Tami McMullin, PhD
Director, Applied Public Health
Dr. Tami McMullin has over 13 years of multi-disciplinary experience providing scientific and risk communication solutions to complex health risk challenges in the private and public sectors. Her areas of expertise include public health and regulatory toxicology and risk assessment, product safety assessments, pharmacokinetics, in silico toxicology, neuroendocrine toxicology, biomonitoring, and environmental risk assessment.
For over a decade, Dr. McMullin worked as a regulatory and consulting toxicologist in the chemical industry, where she provided consultation on the safety of a diverse portfolio of industrial and agricultural chemicals, personal care products and medical devices.
During her tenure as the state toxicologist for Colorado, Dr. McMullin led teams to evaluate health risks related to chemical exposures for a variety of issues, such as superfund waste sites, brownfields, and oil and gas exploration and development.
More recently, Dr. McMullin’s practice has focused on assessing health risks related to community-based exposure in the oil and gas sector. She has served as a national expert to companies, governments and communities that seek to address public health concerns related to oil and gas exploration and development.
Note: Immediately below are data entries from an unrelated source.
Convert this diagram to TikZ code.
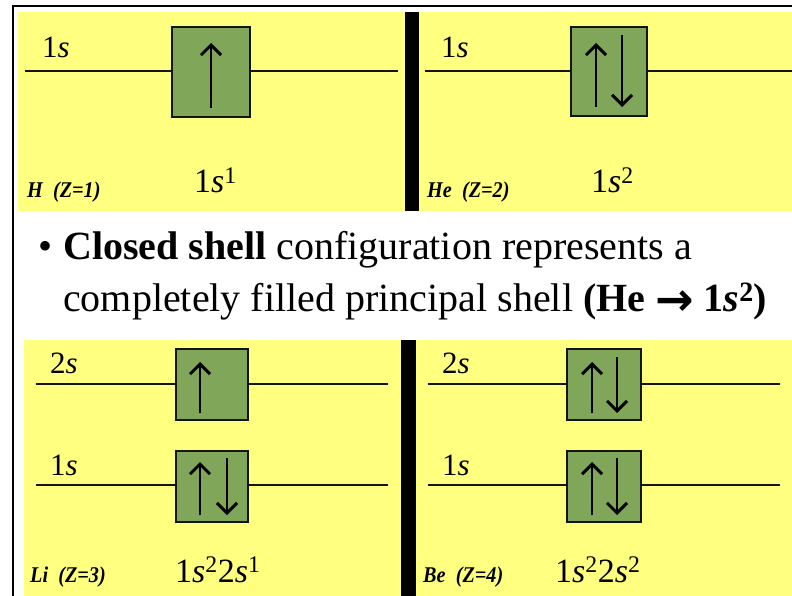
\documentclass[tikz,border=0pt]{standalone}
\usepackage{fontspec}
\usepackage{graphicx}
\setmainfont{Liberation Serif}
\newfontfamily\arrowfont{DejaVu Sans}
\usetikzlibrary{arrows.meta}
\definecolor{panelyellow}{RGB}{255,255,128}
\definecolor{boxgreen}{RGB}{128,166,90}
\definecolor{ink}{RGB}{20,20,20}
\tikzset{
  panel/.style={fill=panelyellow, draw=none},
  bar/.style={fill=black, draw=none},
  orbbox/.style={draw=ink, line width=1.4pt, fill=boxgreen, inner sep=0pt, minimum width=#1},
  orbbox/.default=76pt,
  level/.style={draw=ink, line width=1.8pt},
  spin/.style={draw=black, line width=1.7pt, -{Straight Barb[length=10pt,width=20pt,line width=3pt]}},
  orblabel/.style={anchor=base west, inner sep=0pt, font=\fontsize{31}{31}\selectfont},
  conflabel/.style={anchor=base west, inner sep=0pt, font=\fontsize{34}{34}\selectfont},
  atomlabel/.style={anchor=base west, inner sep=0pt, font=\fontsize{22.5}{22.5}\selectfont\bfseries\itshape},
  bodytext/.style={anchor=base west, inner sep=0pt, font=\fontsize{40}{40}\selectfont},
}
\newcommand{\sx}{\textit{s}}
\newcommand{\atm}[1]{\scalebox{0.9}[1]{#1}}
\newcommand{\barrow}{\raisebox{-4.5pt}{\arrowfont\bfseries\fontsize{46}{46}\selectfont →}}
\begin{document}
\begin{tikzpicture}[x=1pt, y=-1pt]
\useasboundingbox (0,0) rectangle (792,596);
% frame
\fill[black] (12,5) rectangle (792,7.5);
\fill[black] (12,5) rectangle (14.2,596);
% panels
\path[panel] (18,12) rectangle (405,211);
\path[bar] (405,12) rectangle (419,211);
\path[panel] (419,12) rectangle (792,211);
\path[panel] (24,340) rectangle (401,596);
\path[bar] (401,340) rectangle (416,596);
\path[panel] (416,340) rectangle (792,596);

% ---------- H ----------
\node[orbbox=78pt, minimum height=90pt] (hbox) at (211,72) {};
\coordinate (hL) at (25,71);
\coordinate (hR) at (398,71);
\draw[level] (hL) -- (hbox.west |- hL);
\draw[level] (hbox.east |- hR) -- (hR);
\coordinate (hu0) at (211,108); \coordinate (hu1) at (211,43);
\draw[spin] (hu0) -- (hu1);
\node[orblabel] (h1s) at (42,58) {1\sx};
\node[atomlabel] (hname) at (27,197) {\atm{H\ \ (Z=1)}};
\node[conflabel] (hconf) at (194,193) {1\sx\textsuperscript{1}};

% ---------- He ----------
\node[orbbox=76pt, minimum height=89pt] (hebox) at (609,71.5) {};
\coordinate (heL) at (425,71);
\coordinate (heR) at (792,71);
\draw[level] (heL) -- (hebox.west |- heL);
\draw[level] (hebox.east |- heR) -- (heR);
\coordinate (heu0) at (596,107); \coordinate (heu1) at (596,43);
\coordinate (hed0) at (622,35); \coordinate (hed1) at (622,107);
\draw[spin] (heu0) -- (heu1);
\draw[spin] (hed0) -- (hed1);
\node[orblabel] (he1s) at (441,58) {1\sx};
\node[atomlabel] (hename) at (427,197) {\atm{He\ \ (Z=2)}};
\node[conflabel] (heconf) at (591,193) {1\sx\textsuperscript{2}};

% ---------- body text ----------
\node[bodytext] (bul) at (38,259) {\textbullet};
\node[bodytext] (t1) at (63,259) {\textbf{Closed shell} configuration represents a};
\node[bodytext] (t2) at (63,311) {completely filled principal shell \textbf{(He \barrow{} 1\textit{s}\textsuperscript{2})}};

% ---------- Li ----------
\node[orbbox=72pt, minimum height=71pt] (li2box) at (212,384.5) {};
\node[orbbox=72pt, minimum height=71pt] (li1box) at (212,486.5) {};
\coordinate (li2L) at (36,384); \coordinate (li2R) at (388,384);
\coordinate (li1L) at (36,485); \coordinate (li1R) at (388,485);
\draw[level] (li2L) -- (li2box.west |- li2L);
\draw[level] (li2box.east |- li2R) -- (li2R);
\draw[level] (li1L) -- (li1box.west |- li1L);
\draw[level] (li1box.east |- li1R) -- (li1R);
\coordinate (la0) at (200,413); \coordinate (la1) at (200,362);
\coordinate (lb0) at (200,515); \coordinate (lb1) at (200,462);
\coordinate (lc0) at (227,458); \coordinate (lc1) at (227,515);
\draw[spin] (la0) -- (la1);
\draw[spin] (lb0) -- (lb1);
\draw[spin] (lc0) -- (lc1);
\node[orblabel] (li2s) at (50,373) {2\sx};
\node[orblabel] (li1s) at (50,475) {1\sx};
\node[atomlabel] (liname) at (30,582) {\atm{Li\ \ (Z=3)}};
\node[conflabel] (liconf) at (175,582) {1\sx\textsuperscript{2}2\sx\textsuperscript{1}};

% ---------- Be ----------
\node[orbbox=74pt, minimum height=71pt] (be2box) at (604,384.5) {};
\node[orbbox=74pt, minimum height=71pt] (be1box) at (604,486.5) {};
\coordinate (be2L) at (428,384); \coordinate (be2R) at (780,384);
\coordinate (be1L) at (428,485); \coordinate (be1R) at (780,485);
\draw[level] (be2L) -- (be2box.west |- be2L);
\draw[level] (be2box.east |- be2R) -- (be2R);
\draw[level] (be1L) -- (be1box.west |- be1L);
\draw[level] (be1box.east |- be1R) -- (be1R);
\coordinate (ba0) at (592,413); \coordinate (ba1) at (592,362);
\coordinate (bb0) at (617,357); \coordinate (bb1) at (617,413);
\coordinate (bc0) at (592,515); \coordinate (bc1) at (592,462);
\coordinate (bd0) at (617,458); \coordinate (bd1) at (617,515);
\draw[spin] (ba0) -- (ba1);
\draw[spin] (bb0) -- (bb1);
\draw[spin] (bc0) -- (bc1);
\draw[spin] (bd0) -- (bd1);
\node[orblabel] (be2s) at (442,373) {2\sx};
\node[orblabel] (be1s) at (442,475) {1\sx};
\node[atomlabel] (bename) at (423,582) {\atm{Be\ \ (Z=4)}};
\node[conflabel] (beconf) at (555,582) {1\sx\textsuperscript{2}2\sx\textsuperscript{2}};
\end{tikzpicture}
\end{document}
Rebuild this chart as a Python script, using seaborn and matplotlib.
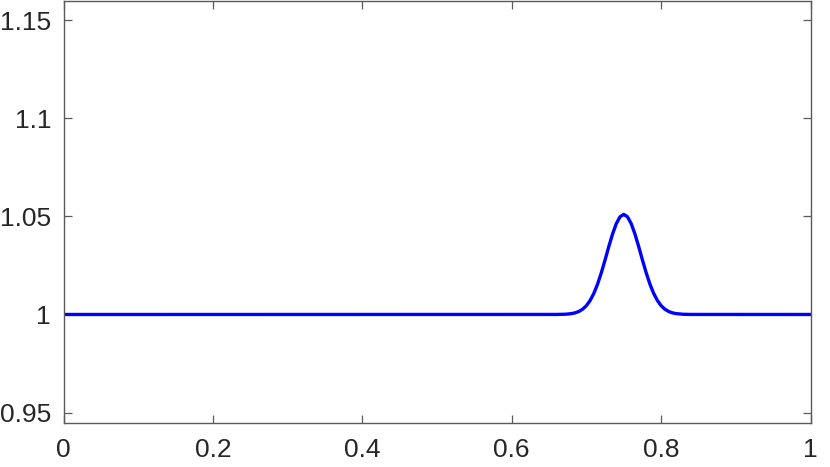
import matplotlib
matplotlib.use("Agg")
import matplotlib.pyplot as plt
import seaborn as sns
import pandas as pd

# values
x_vals = [0.0, 0.66, 0.67, 0.675, 0.68, 0.685, 0.69, 0.695, 0.70, 0.705, 0.71, 0.715,
          0.72, 0.725, 0.73, 0.735, 0.74, 0.745, 0.75, 0.755, 0.76, 0.765, 0.77,
          0.775, 0.78, 0.785, 0.79, 0.795, 0.80, 0.805, 0.81, 0.815, 0.82, 0.83,
          0.84, 1.0]
y_vals = [1.0, 1.00002, 1.0001, 1.00022, 1.00044, 1.00084, 1.00155, 1.0027, 1.0045,
          1.00714, 1.01079, 1.01552, 1.0213, 1.0278, 1.0346, 1.04099, 1.04628,
          1.04978, 1.051, 1.04978, 1.04628, 1.04099, 1.0346, 1.0278, 1.0213,
          1.01552, 1.01079, 1.00714, 1.0045, 1.0027, 1.00155, 1.00084, 1.00044,
          1.0001, 1.00002, 1.0]
x_ticks = [0, 0.2, 0.4, 0.6, 0.8, 1]
x_tick_labels = ["0", "0.2", "0.4", "0.6", "0.8", "1"]
y_ticks = [0.95, 1.0, 1.05, 1.1, 1.15]
y_tick_labels = ["0.95", "1", "1.05", "1.1", "1.15"]

sns.set_style("white")
plt.rcParams['font.family'] = ['Liberation Sans', 'DejaVu Sans']

df = pd.DataFrame({"x": x_vals, "y": y_vals})

fig = plt.figure(figsize=(8.30, 4.67), dpi=100)
ax = fig.add_axes([63.5 / 830, 44 / 467, 747 / 830, 422.5 / 467])
sns.lineplot(data=df, x="x", y="y", ax=ax, color="#0000ff", linewidth=2.4)

ax.set_xlim(0, 1)
ax.set_ylim(0.9447, 1.16)
ax.set_xticks(x_ticks)
ax.set_xticklabels(x_tick_labels)
ax.set_yticks(y_ticks)
ax.set_yticklabels(y_tick_labels)
ax.set_xlabel("")
ax.set_ylabel("")

for s in ax.spines.values():
    s.set_visible(True)
    s.set_color("#5a5a5a")
    s.set_linewidth(1.0)

ax.tick_params(axis="both", direction="in", length=6, width=0.9, color="#5a5a5a",
               labelsize=19, labelcolor="#262626", top=True, right=True,
               bottom=True, left=True)
ax.tick_params(axis="y", pad=9)
ax.tick_params(axis="x", pad=11)

fig.savefig("out.png", dpi=100)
Dr. McMullin also specializes in communicating technical health risk information to multiple stakeholders, including citizen community groups, industry, and local public health agencies and policymakers. She has taught graduate level risk assessment courses at the Colorado School of Mines and is a peer reviewer of many technical publications
Education
- 1999 - 2005: Ph.D., Toxicology - Colorado State University
- 1992 - 1997: B.S. Biology - University of California
Registrations & Certifications
- OSHA 40-Hour HAZWOPER
- 8-Hour Annual HAZWOPER Supervisor
- TERA Certified inhalation dosimetry concepts and methods for risk assessment
Professional Affiliations
- Member, Society of Risk Analysis
- Member, Society of Toxicology
- Member, AIHA – Rocky Mountain Region
Publications
- Exposures and health risks from volatile organic compounds in communities located near oil and gas exploration and production activities in Colorado
- Development of an integrated multi-species and multi-dose route PBPK model for volatile methyl siloxanes - D4 and D5
- Illustrative case using the RISK21 roadmap and matrix: prioritization for evaluation of chemicals found in drinking water
- The use of mode of action information in risk assessment: quantitative key events/dose-response framework for modeling the dose-response for key events
- Safe human exposure limits for airborne linear siloxanes during spaceflight
- Dynamic changes in lipids and proteins of maternal, fetal, and pup blood and milk during perinatal development in CD and Wistar rats
- Oral absorption and oxidative metabolism of atrazine in rats evaluated by physiological modeling approaches
- Estimating constants for metabolism of atrazine in freshly isolated rat hepatocytes by kinetic modeling
- Evidence that atrazine and diaminochlorotriazine inhibit the estrogen/progesterone induced surge of luteinizing hormone in female Sprague-Dawley rats without changing estrogen receptor action
- A Systematic Review of Epidemiologic Literature Assessing Health Outcomes in Populations Living near Oil and Natural Gas Operations: Study Quality and Future Recommendations
- Bamber, A., Hasanali S.H., Nair, A.S., Watkins, S.M., Vigil, D.I., Van Dyke, M., McMullin, T.S., Richardson, K. (2019). A systematic review of the epidemiologic literature assessing health outcomes in populations living near oil and natural gas operations: study quality and future recommendations. Int J Environ Res Public Health. 2019 Jun 15;16(12). pii: E2123.